Over half of what the U.S. spends on food aid goes to shipping costs, overhead, and markups for shipping regulations and purchasing from US growers. By reforming two food aid regulations--the requirement that food aid be purchased from U.S. sources and the monetization of food aid--the lives of over 17 million people could be saved. Oxfam America and American Jewish World Service are calling on Congress to address these inefficiencies and have released a report and infographic that focuses not only on the cost reductions, but the human impact as well. The paper is brief (6 pages) and worth reading, but the key findings are:
- Targeted reform to U.S. food aid programs could have enabled life-saving aid to reach up to 17.1 million additional hungry people at no additional cost to taxpayers or about the same number of people reached by U.S. emergency food aid for 17 of the 18 countries African countries served for all of 2010.

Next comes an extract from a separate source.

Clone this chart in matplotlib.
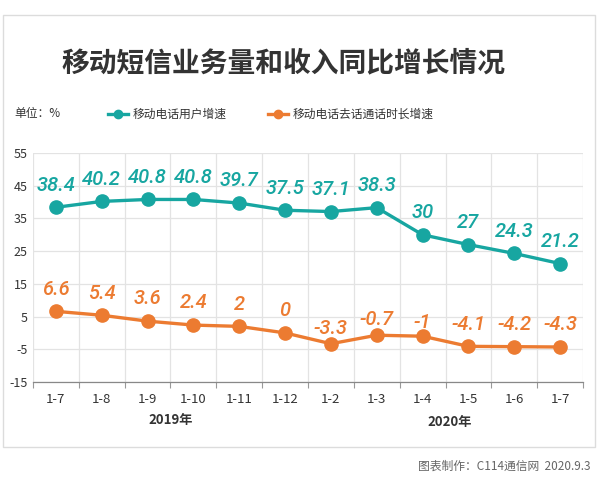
import matplotlib
matplotlib.use("Agg")
import matplotlib.pyplot as plt
from matplotlib.patches import Rectangle
from matplotlib.lines import Line2D

categories = ["1-7", "1-8", "1-9", "1-10", "1-11", "1-12", "1-2", "1-3", "1-4", "1-5", "1-6", "1-7"]
users_growth = [38.4, 40.2, 40.8, 40.8, 39.7, 37.5, 37.1, 38.3, 30, 27, 24.3, 21.2]
duration_growth = [6.6, 5.4, 3.6, 2.4, 2, 0, -3.3, -0.7, -1, -4.1, -4.2, -4.3]
series_names = ["移动电话用户增速", "移动电话去话通话时长增速"]
year_labels = ["2019年", "2020年"]
y_ticks = [-15, -5, 5, 15, 25, 35, 45, 55]

TEAL = "#17a6a1"
ORANGE = "#ec7b31"
CJK = ["Noto Sans CJK SC", "DejaVu Sans"]
plt.rcParams["font.family"] = CJK

W, H = 600, 486
fig = plt.figure(figsize=(W / 100, H / 100), dpi=100)
fig.patch.set_facecolor("white")

def fx(px):
    return px / W

def fy(py):
    return 1 - py / H

# outer panel border
fig.patches.append(Rectangle((fx(3), fy(447)), fx(592), 432 / H, transform=fig.transFigure,
                             fill=False, edgecolor="#dcdcdc", linewidth=1.0))

ax = fig.add_axes([fx(33), fy(382), fx(583 - 33), (382 - 153) / H])
n = len(categories)
x = list(range(n))

ax.set_xlim(-0.5, n - 0.5)
ax.set_ylim(-15, 55)
ax.set_yticks(y_ticks)
ax.set_yticklabels([str(v) for v in y_ticks], fontsize=9, color="#333333", family=CJK,
                   fontweight="medium")
ax.set_xticks(x)
ax.set_xticklabels(categories, fontsize=9.5, color="#333333", family=CJK, fontweight="medium")
ax.tick_params(axis="y", length=0, pad=4)
ax.tick_params(axis="x", length=0, pad=8)
# boundary ticks
ax.set_xticks([i - 0.5 for i in range(n + 1)], minor=True)
ax.tick_params(axis="x", which="minor", length=4, color="#999999", width=0.8)

for v in y_ticks:
    ax.axhline(v, color="#e3e3e3", lw=0.9, zorder=0)
for i in range(n + 1):
    ax.axvline(i - 0.5, color="#e3e3e3", lw=0.9, zorder=0)

for s in ["top", "right", "left"]:
    ax.spines[s].set_visible(False)
ax.spines["bottom"].set_color("#888888")
ax.spines["bottom"].set_linewidth(0.9)

ax.plot(x, users_growth, color=TEAL, lw=2.4, marker="o", ms=9.5, zorder=3)
ax.plot(x, duration_growth, color=ORANGE, lw=2.4, marker="o", ms=9.5, zorder=3)

label_font = ["Roboto", "DejaVu Sans"]
for xi, v in zip(x, users_growth):
    ax.annotate(f"{v:g}", (xi, v), xytext=(0, 16), textcoords="offset points",
                ha="center", va="center", color=TEAL, fontsize=14.5, style="italic",
                fontweight="medium", family=label_font)
orange_off = [16, 16, 16, 16, 16, 16, 11, 11, 10, 16, 16, 16]
for xi, v, o in zip(x, duration_growth, orange_off):
    ax.annotate(f"{v:g}", (xi, v), xytext=(0, o), textcoords="offset points",
                ha="center", va="center", color=ORANGE, fontsize=14.5, style="italic",
                fontweight="medium", family=label_font)

# year group labels
ax.text(2.5, -0.165, year_labels[0], transform=ax.get_xaxis_transform(), ha="center", va="center",
        fontsize=9.5, fontweight="bold", color="#333333", family=CJK)
ax.text(8.6, -0.175, year_labels[1], transform=ax.get_xaxis_transform(), ha="center", va="center",
        fontsize=9.5, fontweight="bold", color="#333333", family=CJK)

# title
fig.text(fx(283), fy(63), "移动短信业务量和收入同比增长情况", ha="center", va="center",
         fontsize=20, fontweight="bold", color="#333333", family=CJK)

# unit
fig.text(fx(14), fy(113), "单位：%", ha="left", va="center", fontsize=8.5, color="#333333",
         family=CJK, fontweight="medium")

# legend
def legend_item(x0, color, label):
    fig.add_artist(Line2D([fx(x0), fx(x0 + 20)], [fy(114), fy(114)], transform=fig.transFigure,
                          color=color, lw=2.4))
    fig.add_artist(Line2D([fx(x0 + 10)], [fy(114)], transform=fig.transFigure, color=color,
                          marker="o", ms=6))
    fig.text(fx(x0 + 25), fy(114), label, ha="left", va="center", fontsize=8.5,
             color="#333333", family=CJK, fontweight="medium")

legend_item(108, TEAL, series_names[0])
legend_item(268, ORANGE, series_names[1])

# footer
fig.text(fx(590), fy(466), "图表制作：C114通信网  2020.9.3", ha="right", va="center",
         fontsize=8.5, color="#666666", family=CJK)

fig.savefig("out.png", dpi=100)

- Current regulations and red-tape on U.S. Food Aid programs addressed in this paper cost taxpayers up to $491 million per year.
- For monetization alone, if losses associated with this practice had been eliminated, 2.4 million more hungry people could have benefited from U.S. food aid in 2010.
- Conservative increases in the use of LRP by the U.S. to the global average, or 50% of food aid purchases, would have enabled U.S. food aid to reach 7.3 million more hungry people in 2010. If losses from the practice of monetization had also been eliminated, up to 9.8 million more hungry people could have been reached.